_Given problem_.
Pictures aside, quote the whole listing exactly.

+++++

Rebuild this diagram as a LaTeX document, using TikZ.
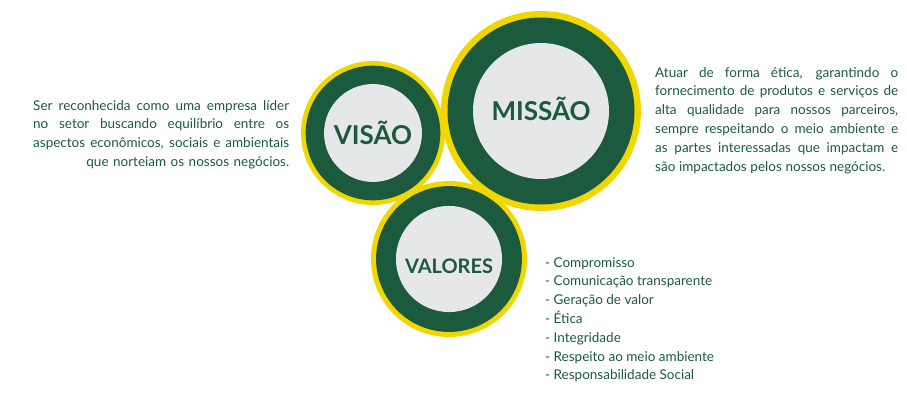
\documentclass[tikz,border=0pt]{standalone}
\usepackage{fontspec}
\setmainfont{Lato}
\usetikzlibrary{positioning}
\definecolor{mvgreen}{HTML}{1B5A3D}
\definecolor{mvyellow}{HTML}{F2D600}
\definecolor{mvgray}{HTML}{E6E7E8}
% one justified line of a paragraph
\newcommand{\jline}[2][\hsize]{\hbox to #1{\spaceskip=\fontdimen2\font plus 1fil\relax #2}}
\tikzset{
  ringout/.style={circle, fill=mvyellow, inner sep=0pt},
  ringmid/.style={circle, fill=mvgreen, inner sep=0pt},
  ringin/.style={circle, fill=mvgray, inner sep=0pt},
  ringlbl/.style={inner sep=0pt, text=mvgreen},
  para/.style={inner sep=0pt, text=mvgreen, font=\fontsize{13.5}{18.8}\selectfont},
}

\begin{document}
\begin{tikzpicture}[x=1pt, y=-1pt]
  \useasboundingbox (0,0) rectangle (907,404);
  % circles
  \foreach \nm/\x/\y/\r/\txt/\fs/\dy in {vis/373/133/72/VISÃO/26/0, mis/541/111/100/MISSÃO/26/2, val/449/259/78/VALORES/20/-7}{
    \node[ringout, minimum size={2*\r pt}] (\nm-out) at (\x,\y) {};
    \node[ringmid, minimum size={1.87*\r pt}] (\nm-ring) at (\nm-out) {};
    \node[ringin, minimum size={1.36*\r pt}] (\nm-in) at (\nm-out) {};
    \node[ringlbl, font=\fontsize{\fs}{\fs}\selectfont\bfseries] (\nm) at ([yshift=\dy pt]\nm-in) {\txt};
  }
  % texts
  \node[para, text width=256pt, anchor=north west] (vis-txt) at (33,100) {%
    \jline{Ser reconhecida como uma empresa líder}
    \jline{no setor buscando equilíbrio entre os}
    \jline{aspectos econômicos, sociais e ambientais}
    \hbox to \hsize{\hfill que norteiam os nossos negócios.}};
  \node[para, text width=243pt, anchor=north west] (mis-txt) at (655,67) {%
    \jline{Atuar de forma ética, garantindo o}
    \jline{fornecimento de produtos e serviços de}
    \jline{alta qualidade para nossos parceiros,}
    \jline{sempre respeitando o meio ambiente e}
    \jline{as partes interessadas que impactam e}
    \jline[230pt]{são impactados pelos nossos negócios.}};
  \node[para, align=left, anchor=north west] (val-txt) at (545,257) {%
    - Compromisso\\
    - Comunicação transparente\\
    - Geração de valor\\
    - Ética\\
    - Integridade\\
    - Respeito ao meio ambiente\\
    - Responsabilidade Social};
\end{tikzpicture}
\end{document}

+++++

_Result below_.
Rebuild this diagram as a LaTeX document, using TikZ.
\documentclass[tikz,border=0pt]{standalone}
\usepackage{fontspec}
\setmainfont{Lato}
\usetikzlibrary{positioning}
\definecolor{mvgreen}{HTML}{1B5A3D}
\definecolor{mvyellow}{HTML}{F2D600}
\definecolor{mvgray}{HTML}{E6E7E8}
% one justified line of a paragraph
\newcommand{\jline}[2][\hsize]{\hbox to #1{\spaceskip=\fontdimen2\font plus 1fil\relax #2}}
\tikzset{
  ringout/.style={circle, fill=mvyellow, inner sep=0pt},
  ringmid/.style={circle, fill=mvgreen, inner sep=0pt},
  ringin/.style={circle, fill=mvgray, inner sep=0pt},
  ringlbl/.style={inner sep=0pt, text=mvgreen},
  para/.style={inner sep=0pt, text=mvgreen, font=\fontsize{13.5}{18.8}\selectfont},
}

\begin{document}
\begin{tikzpicture}[x=1pt, y=-1pt]
  \useasboundingbox (0,0) rectangle (907,404);
  % circles
  \foreach \nm/\x/\y/\r/\txt/\fs/\dy in {vis/373/133/72/VISÃO/26/0, mis/541/111/100/MISSÃO/26/2, val/449/259/78/VALORES/20/-7}{
    \node[ringout, minimum size={2*\r pt}] (\nm-out) at (\x,\y) {};
    \node[ringmid, minimum size={1.87*\r pt}] (\nm-ring) at (\nm-out) {};
    \node[ringin, minimum size={1.36*\r pt}] (\nm-in) at (\nm-out) {};
    \node[ringlbl, font=\fontsize{\fs}{\fs}\selectfont\bfseries] (\nm) at ([yshift=\dy pt]\nm-in) {\txt};
  }
  % texts
  \node[para, text width=256pt, anchor=north west] (vis-txt) at (33,100) {%
    \jline{Ser reconhecida como uma empresa líder}
    \jline{no setor buscando equilíbrio entre os}
    \jline{aspectos econômicos, sociais e ambientais}
    \hbox to \hsize{\hfill que norteiam os nossos negócios.}};
  \node[para, text width=243pt, anchor=north west] (mis-txt) at (655,67) {%
    \jline{Atuar de forma ética, garantindo o}
    \jline{fornecimento de produtos e serviços de}
    \jline{alta qualidade para nossos parceiros,}
    \jline{sempre respeitando o meio ambiente e}
    \jline{as partes interessadas que impactam e}
    \jline[230pt]{são impactados pelos nossos negócios.}};
  \node[para, align=left, anchor=north west] (val-txt) at (545,257) {%
    - Compromisso\\
    - Comunicação transparente\\
    - Geração de valor\\
    - Ética\\
    - Integridade\\
    - Respeito ao meio ambiente\\
    - Responsabilidade Social};
\end{tikzpicture}
\end{document}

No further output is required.